Last fall I found the dishes that my grandmother had while I was growing up in my favorite antique mall. The blue and white Currier and Ives print was in everyday use in our house until I was well into high school. I almost bought them even though the original set likely still exists at my mother's house and they are not even close to being my style. It was odd to find an item that seemed so unique and private to my past on a display table over 400 miles from home, but it was also comforting to know there was possibility of replacing some things I thought were lost to me in the new life I've created for myself.
My grandmother died two years ago today. With her went the recipes for the dinners that she served on these plates - spaghetti with meat sauce, pepper steak, chop suey - because she wouldn't teach anyone how to make these dishes. There were times when I tried to learn culinary skills from her, but those times always ended in angry exchanges because she couldn't relinquish control and I couldn't learn just by watching quietly. I had the annoying habit of needing to touch things, try things, maybe even make mistakes.

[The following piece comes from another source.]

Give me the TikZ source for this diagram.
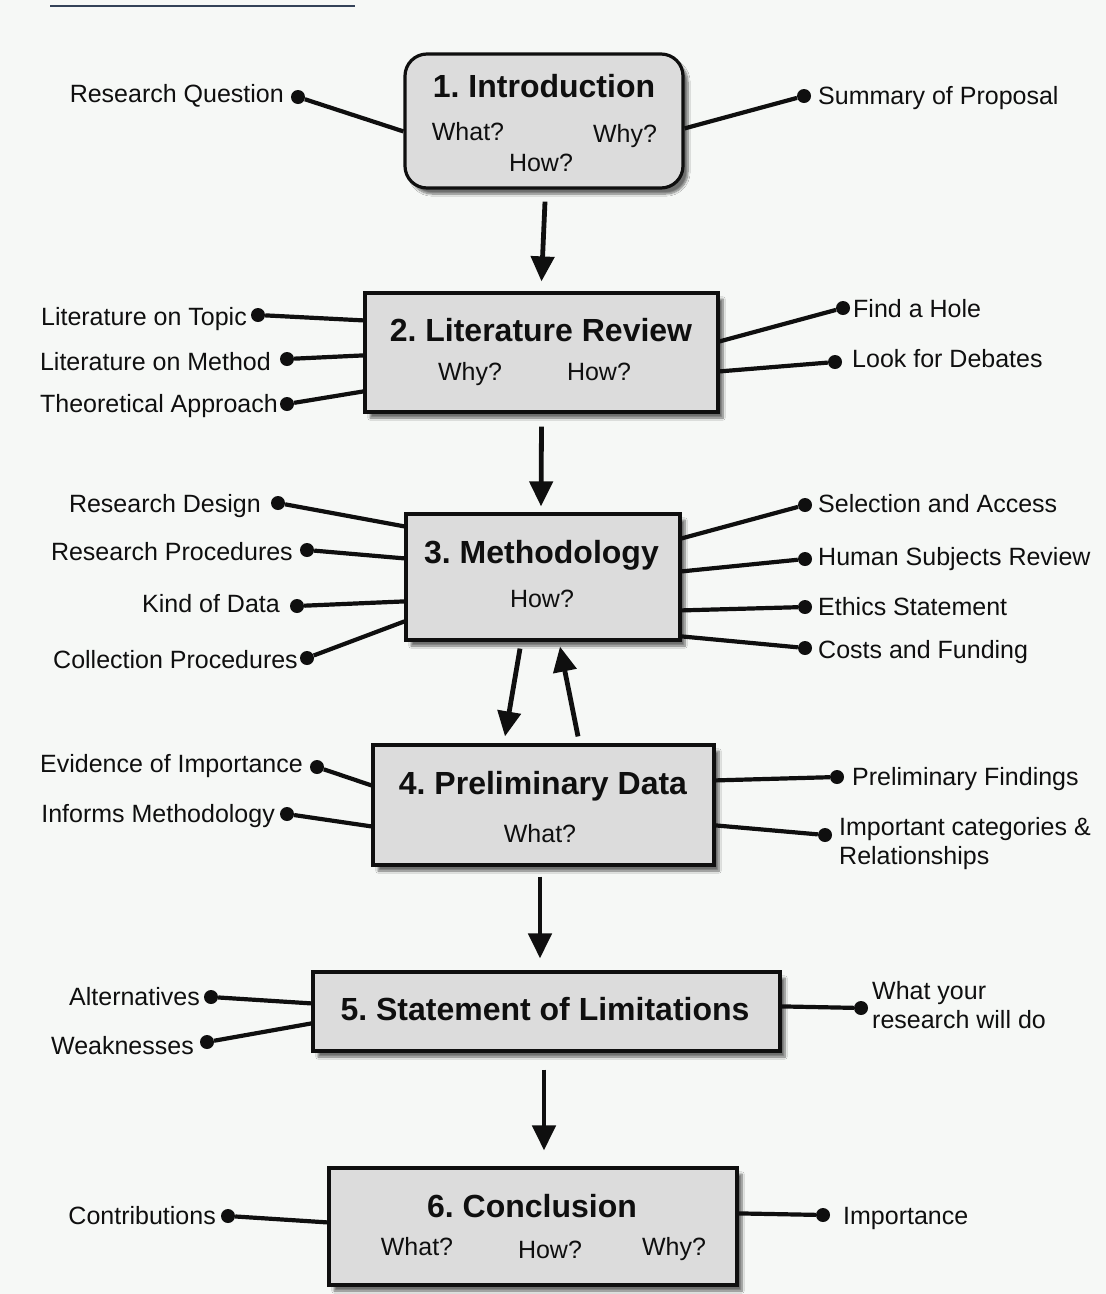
\documentclass[tikz,border=0pt]{standalone}
\usepackage{fontspec}
\setmainfont{Liberation Sans}
\usetikzlibrary{arrows.meta,calc,shadows.blur}
\definecolor{paper}{RGB}{246,248,246}
\definecolor{boxgray}{RGB}{220,220,220}
\definecolor{inkblack}{RGB}{15,15,15}
\definecolor{tabbar}{RGB}{52,66,88}
\frenchspacing
\tikzset{
  stage/.style={draw=inkblack,line width=3.2pt,fill=boxgray,inner sep=0pt,
    blur shadow={shadow xshift=5pt,shadow yshift=-6pt,shadow blur steps=8,shadow opacity=55}},
  headline/.style={anchor=base,inner sep=0pt,text=inkblack,font=\fontsize{32}{36}\selectfont\bfseries},
  ask/.style={anchor=base,inner sep=0pt,text=inkblack,font=\fontsize{25}{29}\selectfont},
  lefttag/.style={anchor=base east,inner sep=0pt,text=inkblack,font=\fontsize{25}{29}\selectfont},
  righttag/.style={anchor=base west,inner sep=0pt,text=inkblack,font=\fontsize{25}{29}\selectfont,align=left},
  dot/.style={circle,fill=inkblack,inner sep=0pt,minimum size=14pt},
  conn/.style={draw=inkblack,line width=4.2pt},
  flow/.style={draw=inkblack,line width=4.8pt,-{Triangle[length=25pt,width=23pt]}}
}
\begin{document}
\begin{tikzpicture}[x=1pt,y=-1pt]
  \useasboundingbox (0,0) rectangle (1106,1294);
  \fill[paper] (0,0) rectangle (1106,1294);
  \draw[tabbar,line width=2pt] (50,6) -- (355,6);

  %the six stages
  \node[stage,rounded corners=22pt,minimum width=278pt,minimum height=134pt] (intro) at (544,121) {};
  \node[stage,minimum width=353pt,minimum height=119pt] (litrev) at (541.5,352.5) {};
  \node[stage,minimum width=274pt,minimum height=126pt] (method) at (543,577) {};
  \node[stage,minimum width=341pt,minimum height=120pt] (prelim) at (543.5,805) {};
  \node[stage,minimum width=467pt,minimum height=79pt] (limits) at (546.5,1011.5) {};
  \node[stage,minimum width=408pt,minimum height=117pt] (concl) at (533,1226.5) {};

  %texts inside the stages
  \node[headline] (introT) at (544,97) {1. Introduction};
  \node[ask] (introA) at (468,140) {What?};
  \node[ask] (introB) at (625,142) {Why?};
  \node[ask] (introC) at (541,171) {How?};
  \node[headline] (litrevT) at (541,341) {2. Literature Review};
  \node[ask] (litrevA) at (470,380) {Why?};
  \node[ask] (litrevB) at (599,380) {How?};
  \node[headline] (methodT) at (541.5,563) {3. Methodology};
  \node[ask] (methodA) at (542,607) {How?};
  \node[headline] (prelimT) at (543,794) {4. Preliminary Data};
  \node[ask] (prelimA) at (540,842) {What?};
  \node[headline] (limitsT) at (545,1020) {5. Statement of Limitations};
  \node[headline] (conclT) at (532,1217) {6. Conclusion};
  \node[ask] (conclA) at (417,1255) {What?};
  \node[ask] (conclB) at (550,1258) {How?};
  \node[ask] (conclC) at (674,1255) {Why?};

  %arrows between the stages
  \draw[flow] ($(intro.south)+(1,12)$) -- ($(litrev.north)+(0,-10)$);
  \draw[flow] ($(litrev.south)+(0,13)$) -- ($(method.north)+(-2,-6)$);
  \draw[flow] ($(method.south)+(-23,7)$) -- ($(prelim.north)+(-38.5,-7)$);
  \draw[flow] ($(prelim.north)+(34.5,-7)$) -- ($(method.south)+(17,5)$);
  \draw[flow] ($(prelim.south)+(-3.5,10)$) -- ($(limits.north)+(-6.5,-12)$);
  \draw[flow] ($(limits.south)+(-2.5,17)$) -- ($(concl.north)+(11,-16)$);

  %1. introduction
  \node[lefttag] (rq) at (284,102) {Research Question};
  \node[dot] (rqd) at (298,97) {};
  \draw[conn] (rqd) -- ($(intro.north west)+(0,79)$);
  \node[righttag] (sp) at (818,104) {Summary of Proposal};
  \node[dot] (spd) at (804,96) {};
  \draw[conn] (spd) -- ($(intro.north east)+(0,76)$);

  %2. literature review
  \node[lefttag] (lt) at (247,325) {Literature on Topic};
  \node[dot] (ltd) at (258,315) {};
  \draw[conn] (ltd) -- ($(litrev.north west)+(0,29)$);
  \node[lefttag] (lm) at (271,370) {Literature on Method};
  \node[dot] (lmd) at (287,359) {};
  \draw[conn] (lmd) -- ($(litrev.north west)+(0,64)$);
  \node[lefttag] (ta) at (278,412) {Theoretical Approach};
  \node[dot] (tad) at (287,404) {};
  \draw[conn] (tad) -- ($(litrev.north west)+(0,100)$);
  \node[righttag] (fh) at (853,317) {Find a Hole};
  \node[dot] (fhd) at (843,308) {};
  \draw[conn] (fhd) -- ($(litrev.north east)+(0,50)$);
  \node[righttag] (ld) at (852,367) {Look for Debates};
  \node[dot] (ldd) at (835,362) {};
  \draw[conn] (ldd) -- ($(litrev.north east)+(0,80)$);

  %3. methodology
  \node[lefttag] (rd) at (261,512) {Research Design};
  \node[dot] (rdd) at (278,503) {};
  \draw[conn] (rdd) -- ($(method.north west)+(0,14)$);
  \node[lefttag] (rp) at (293,560) {Research Procedures};
  \node[dot] (rpd) at (307,550) {};
  \draw[conn] (rpd) -- ($(method.north west)+(0,46)$);
  \node[lefttag] (kd) at (280,612) {Kind of Data};
  \node[dot] (kdd) at (297,606) {};
  \draw[conn] (kdd) -- ($(method.north west)+(0,89)$);
  \node[lefttag] (cp) at (298,668) {Collection Procedures};
  \node[dot] (cpd) at (307,658) {};
  \draw[conn] (cpd) -- ($(method.north west)+(0,109)$);
  \node[righttag] (sa) at (818,512) {Selection and Access};
  \node[dot] (sad) at (805,505) {};
  \draw[conn] (sad) -- ($(method.north east)+(0,26)$);
  \node[righttag] (hs) at (818,565) {Human Subjects Review};
  \node[dot] (hsd) at (805,559) {};
  \draw[conn] (hsd) -- ($(method.north east)+(0,59)$);
  \node[righttag] (es) at (818,615) {Ethics Statement};
  \node[dot] (esd) at (805,607) {};
  \draw[conn] (esd) -- ($(method.north east)+(0,98)$);
  \node[righttag] (cf) at (818,658) {Costs and Funding};
  \node[dot] (cfd) at (805,648) {};
  \draw[conn] (cfd) -- ($(method.north east)+(0,124)$);

  %4. preliminary data
  \node[lefttag] (ei) at (303,772) {Evidence of Importance};
  \node[dot] (eid) at (317,767) {};
  \draw[conn] (eid) -- ($(prelim.north west)+(0,42)$);
  \node[lefttag] (im) at (275,822) {Informs Methodology};
  \node[dot] (imd) at (287,814) {};
  \draw[conn] (imd) -- ($(prelim.north west)+(0,83)$);
  \node[righttag] (pf) at (852,785) {Preliminary Findings};
  \node[dot] (pfd) at (837,777) {};
  \draw[conn] (pfd) -- ($(prelim.north east)+(0,37)$);
  \node[righttag,anchor=north west] (ic) at (839,817) {Important categories \&\\Relationships};
  \node[dot] (icd) at (825,835) {};
  \draw[conn] (icd) -- ($(prelim.north east)+(0,82)$);

  %5. statement of limitations
  \node[lefttag] (al) at (200,1005) {Alternatives};
  \node[dot] (ald) at (211,997) {};
  \draw[conn] (ald) -- ($(limits.north west)+(0,33)$);
  \node[lefttag] (wk) at (194,1054) {Weaknesses};
  \node[dot] (wkd) at (207,1042) {};
  \draw[conn] (wkd) -- ($(limits.north west)+(0,53)$);
  \node[righttag,anchor=north west] (wy) at (872,981) {What your\\research will do};
  \node[dot] (wyd) at (861,1008) {};
  \draw[conn] (wyd) -- ($(limits.north east)+(0,36)$);

  %6. conclusion
  \node[lefttag] (co) at (216,1224) {Contributions};
  \node[dot] (cod) at (228,1216) {};
  \draw[conn] (cod) -- ($(concl.north west)+(0,56)$);
  \node[righttag] (ip) at (843,1224) {Importance};
  \node[dot] (ipd) at (823,1215) {};
  \draw[conn] (ipd) -- ($(concl.north east)+(0,47)$);
\end{tikzpicture}
\end{document}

I know there were things about the way I needed to live my life that just terrified her. From the vantage point of a woman whose agoraphobia got worse with each passing year, the thought of her beloved granddaughter moving to strange cities, doing god knows what with god knows whom must have been a source of constant worry. She was always telling me to be careful and I always brushed her off because her opinions almost always seemed based on the latest inflamatory news story or some vague memory from her past. Our ideas of what pain was seemed horribly mismatched. To me it was being trapped in one place, observing life through the frame of a window or a television set. To her it was the heartache and loss that could come from trying something and failing horribly.
In the last face to face conversation I had with her about a year before she died, she told me that the reason that I was getting divorced was because God was punishing me for marrying an atheist. She didn't mean this to be a hurtful statement. Like most devout people, her religion was a source of making sense out of the universe. She was seeking an explanation as to why something so horrible could happen to someone whom, despite our differences of opinion, she always saw as having good judgment and great intelligence. She was seeking to help me regain control. If I would just follow the rules, then I could be safe from hurt and harm. In the end, I couldn't make it clear to her that even though the pain was tremendous from the dissolution of an eight-year relationship, I did not hope to try to avoid the future hurt that life held for me anymore than I hoped to avoid the future happiness that was just as inevitable. We could never quite connect even that one last time. I could not hold her to what I believed anymore than I could allow myself to be held to what she believed.
Two years ago, I let her go. When she died, the outcome of this argument that lasted most of my life, seemed less important than the struggle itself and how it helped me to form key parts of myself. Rather than hold a grudge, I want to encounter things that remind me of her with a fondness and a lightness that lets both of us be who we are with our strengths and our weaknesses.